__Problem statement__.
Repeat exactly, please, the lines that begin at the start of the listing and end at the line holding "(0,0) rectangle (788,947);".

__Stored data__.
⁂

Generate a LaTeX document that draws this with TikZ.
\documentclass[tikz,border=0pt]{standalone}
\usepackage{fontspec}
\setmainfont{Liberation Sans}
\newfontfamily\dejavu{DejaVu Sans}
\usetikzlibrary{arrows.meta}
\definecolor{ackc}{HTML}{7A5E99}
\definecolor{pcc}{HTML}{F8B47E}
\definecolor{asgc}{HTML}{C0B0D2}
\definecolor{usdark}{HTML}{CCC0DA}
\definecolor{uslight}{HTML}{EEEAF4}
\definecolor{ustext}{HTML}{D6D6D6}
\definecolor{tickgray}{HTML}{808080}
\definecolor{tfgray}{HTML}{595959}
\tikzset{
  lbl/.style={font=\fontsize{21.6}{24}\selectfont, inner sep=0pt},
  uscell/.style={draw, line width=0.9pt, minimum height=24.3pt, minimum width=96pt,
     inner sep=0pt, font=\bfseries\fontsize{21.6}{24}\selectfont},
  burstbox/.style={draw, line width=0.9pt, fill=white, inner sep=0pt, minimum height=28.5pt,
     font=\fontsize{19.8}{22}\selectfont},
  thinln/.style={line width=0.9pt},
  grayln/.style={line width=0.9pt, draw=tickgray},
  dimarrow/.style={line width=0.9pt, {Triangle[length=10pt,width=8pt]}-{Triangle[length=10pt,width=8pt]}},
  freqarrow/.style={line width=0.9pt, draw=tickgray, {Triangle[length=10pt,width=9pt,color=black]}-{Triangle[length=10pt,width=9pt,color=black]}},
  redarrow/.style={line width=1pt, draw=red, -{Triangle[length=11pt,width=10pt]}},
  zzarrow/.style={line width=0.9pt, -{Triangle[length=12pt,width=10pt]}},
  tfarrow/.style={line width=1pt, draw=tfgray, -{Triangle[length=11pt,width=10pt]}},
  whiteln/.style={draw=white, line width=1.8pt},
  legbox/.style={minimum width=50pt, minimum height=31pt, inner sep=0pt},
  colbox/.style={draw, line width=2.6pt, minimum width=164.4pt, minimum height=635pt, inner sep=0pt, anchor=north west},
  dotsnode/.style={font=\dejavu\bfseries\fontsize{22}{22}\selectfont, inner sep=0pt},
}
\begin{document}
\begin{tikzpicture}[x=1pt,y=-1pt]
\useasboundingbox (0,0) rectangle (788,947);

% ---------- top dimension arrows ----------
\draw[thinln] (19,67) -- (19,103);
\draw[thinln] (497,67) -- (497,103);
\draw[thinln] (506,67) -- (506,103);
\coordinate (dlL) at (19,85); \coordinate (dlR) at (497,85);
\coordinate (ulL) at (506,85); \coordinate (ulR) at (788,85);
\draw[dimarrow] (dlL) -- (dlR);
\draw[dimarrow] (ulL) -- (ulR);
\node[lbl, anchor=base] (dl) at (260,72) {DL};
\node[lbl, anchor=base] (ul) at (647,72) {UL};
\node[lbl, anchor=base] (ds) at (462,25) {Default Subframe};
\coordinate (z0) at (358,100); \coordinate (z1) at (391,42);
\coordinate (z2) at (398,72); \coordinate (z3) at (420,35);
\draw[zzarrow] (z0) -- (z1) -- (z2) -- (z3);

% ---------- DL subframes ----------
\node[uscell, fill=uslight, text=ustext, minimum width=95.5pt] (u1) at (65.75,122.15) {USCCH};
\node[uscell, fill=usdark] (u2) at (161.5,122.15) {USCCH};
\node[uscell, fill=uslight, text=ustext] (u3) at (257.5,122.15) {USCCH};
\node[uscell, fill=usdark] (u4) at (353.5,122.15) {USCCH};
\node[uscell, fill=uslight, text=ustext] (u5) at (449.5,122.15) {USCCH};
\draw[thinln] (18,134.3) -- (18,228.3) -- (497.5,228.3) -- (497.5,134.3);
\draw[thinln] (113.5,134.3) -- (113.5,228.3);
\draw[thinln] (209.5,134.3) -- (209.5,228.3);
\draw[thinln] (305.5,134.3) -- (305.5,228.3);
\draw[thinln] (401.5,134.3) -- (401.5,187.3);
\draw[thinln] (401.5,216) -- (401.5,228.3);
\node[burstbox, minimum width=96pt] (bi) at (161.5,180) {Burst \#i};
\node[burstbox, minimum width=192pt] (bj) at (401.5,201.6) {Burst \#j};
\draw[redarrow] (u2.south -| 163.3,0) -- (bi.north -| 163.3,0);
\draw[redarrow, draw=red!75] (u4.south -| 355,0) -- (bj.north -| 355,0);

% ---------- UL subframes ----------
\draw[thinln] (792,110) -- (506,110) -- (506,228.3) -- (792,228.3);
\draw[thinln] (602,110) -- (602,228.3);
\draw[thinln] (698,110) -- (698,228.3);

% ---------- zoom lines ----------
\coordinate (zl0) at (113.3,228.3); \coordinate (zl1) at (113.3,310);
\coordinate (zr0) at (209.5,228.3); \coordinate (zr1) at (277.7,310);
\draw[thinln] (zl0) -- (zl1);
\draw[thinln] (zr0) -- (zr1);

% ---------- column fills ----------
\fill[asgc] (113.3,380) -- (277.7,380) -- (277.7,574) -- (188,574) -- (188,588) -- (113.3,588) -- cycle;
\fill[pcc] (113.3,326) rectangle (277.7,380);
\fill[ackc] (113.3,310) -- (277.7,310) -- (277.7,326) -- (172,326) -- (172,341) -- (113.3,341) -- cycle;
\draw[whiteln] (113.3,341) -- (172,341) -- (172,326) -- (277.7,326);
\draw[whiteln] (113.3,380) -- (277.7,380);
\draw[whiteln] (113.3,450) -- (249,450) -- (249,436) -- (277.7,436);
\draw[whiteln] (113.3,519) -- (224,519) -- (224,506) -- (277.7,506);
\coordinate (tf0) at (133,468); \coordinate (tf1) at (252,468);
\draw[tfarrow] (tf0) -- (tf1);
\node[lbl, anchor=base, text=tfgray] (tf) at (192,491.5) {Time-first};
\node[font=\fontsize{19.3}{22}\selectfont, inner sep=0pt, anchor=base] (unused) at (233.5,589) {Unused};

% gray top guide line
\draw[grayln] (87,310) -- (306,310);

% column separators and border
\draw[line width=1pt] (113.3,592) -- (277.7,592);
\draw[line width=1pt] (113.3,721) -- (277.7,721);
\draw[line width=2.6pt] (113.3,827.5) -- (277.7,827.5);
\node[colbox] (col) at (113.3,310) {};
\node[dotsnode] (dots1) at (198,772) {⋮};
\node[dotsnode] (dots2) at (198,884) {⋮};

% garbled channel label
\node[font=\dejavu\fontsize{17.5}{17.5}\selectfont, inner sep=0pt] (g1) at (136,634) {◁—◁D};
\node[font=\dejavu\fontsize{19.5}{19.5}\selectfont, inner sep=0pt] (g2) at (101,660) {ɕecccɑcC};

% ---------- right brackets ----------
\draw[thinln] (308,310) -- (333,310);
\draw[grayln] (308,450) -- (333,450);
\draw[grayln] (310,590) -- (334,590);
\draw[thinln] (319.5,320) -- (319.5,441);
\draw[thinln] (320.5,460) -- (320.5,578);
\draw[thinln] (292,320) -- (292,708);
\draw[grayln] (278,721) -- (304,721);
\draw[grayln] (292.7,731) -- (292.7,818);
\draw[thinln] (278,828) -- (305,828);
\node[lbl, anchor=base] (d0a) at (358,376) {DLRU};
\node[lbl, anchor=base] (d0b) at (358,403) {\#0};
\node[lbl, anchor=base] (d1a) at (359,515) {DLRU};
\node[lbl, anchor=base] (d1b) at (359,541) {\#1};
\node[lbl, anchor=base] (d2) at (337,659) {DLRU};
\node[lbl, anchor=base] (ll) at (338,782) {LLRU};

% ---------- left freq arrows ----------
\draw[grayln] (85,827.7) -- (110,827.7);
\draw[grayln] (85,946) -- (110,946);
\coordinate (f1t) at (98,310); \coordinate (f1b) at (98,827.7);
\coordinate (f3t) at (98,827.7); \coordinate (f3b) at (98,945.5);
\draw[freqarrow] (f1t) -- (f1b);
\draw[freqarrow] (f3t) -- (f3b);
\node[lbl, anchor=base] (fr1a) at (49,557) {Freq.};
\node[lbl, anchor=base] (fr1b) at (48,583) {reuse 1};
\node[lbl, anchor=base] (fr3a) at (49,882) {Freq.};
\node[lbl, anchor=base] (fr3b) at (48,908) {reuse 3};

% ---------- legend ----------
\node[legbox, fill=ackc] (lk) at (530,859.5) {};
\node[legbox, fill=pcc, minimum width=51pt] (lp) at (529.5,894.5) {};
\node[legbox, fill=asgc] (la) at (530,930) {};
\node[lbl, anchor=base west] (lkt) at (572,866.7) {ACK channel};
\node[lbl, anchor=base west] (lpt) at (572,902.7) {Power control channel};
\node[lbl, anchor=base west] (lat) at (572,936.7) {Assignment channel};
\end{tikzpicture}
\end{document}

⁂

__Correct response__.
Generate a LaTeX document that draws this with TikZ.
\documentclass[tikz,border=0pt]{standalone}
\usepackage{fontspec}
\setmainfont{Liberation Sans}
\newfontfamily\dejavu{DejaVu Sans}
\usetikzlibrary{arrows.meta}
\definecolor{ackc}{HTML}{7A5E99}
\definecolor{pcc}{HTML}{F8B47E}
\definecolor{asgc}{HTML}{C0B0D2}
\definecolor{usdark}{HTML}{CCC0DA}
\definecolor{uslight}{HTML}{EEEAF4}
\definecolor{ustext}{HTML}{D6D6D6}
\definecolor{tickgray}{HTML}{808080}
\definecolor{tfgray}{HTML}{595959}
\tikzset{
  lbl/.style={font=\fontsize{21.6}{24}\selectfont, inner sep=0pt},
  uscell/.style={draw, line width=0.9pt, minimum height=24.3pt, minimum width=96pt,
     inner sep=0pt, font=\bfseries\fontsize{21.6}{24}\selectfont},
  burstbox/.style={draw, line width=0.9pt, fill=white, inner sep=0pt, minimum height=28.5pt,
     font=\fontsize{19.8}{22}\selectfont},
  thinln/.style={line width=0.9pt},
  grayln/.style={line width=0.9pt, draw=tickgray},
  dimarrow/.style={line width=0.9pt, {Triangle[length=10pt,width=8pt]}-{Triangle[length=10pt,width=8pt]}},
  freqarrow/.style={line width=0.9pt, draw=tickgray, {Triangle[length=10pt,width=9pt,color=black]}-{Triangle[length=10pt,width=9pt,color=black]}},
  redarrow/.style={line width=1pt, draw=red, -{Triangle[length=11pt,width=10pt]}},
  zzarrow/.style={line width=0.9pt, -{Triangle[length=12pt,width=10pt]}},
  tfarrow/.style={line width=1pt, draw=tfgray, -{Triangle[length=11pt,width=10pt]}},
  whiteln/.style={draw=white, line width=1.8pt},
  legbox/.style={minimum width=50pt, minimum height=31pt, inner sep=0pt},
  colbox/.style={draw, line width=2.6pt, minimum width=164.4pt, minimum height=635pt, inner sep=0pt, anchor=north west},
  dotsnode/.style={font=\dejavu\bfseries\fontsize{22}{22}\selectfont, inner sep=0pt},
}
\begin{document}
\begin{tikzpicture}[x=1pt,y=-1pt]
\useasboundingbox (0,0) rectangle (788,947);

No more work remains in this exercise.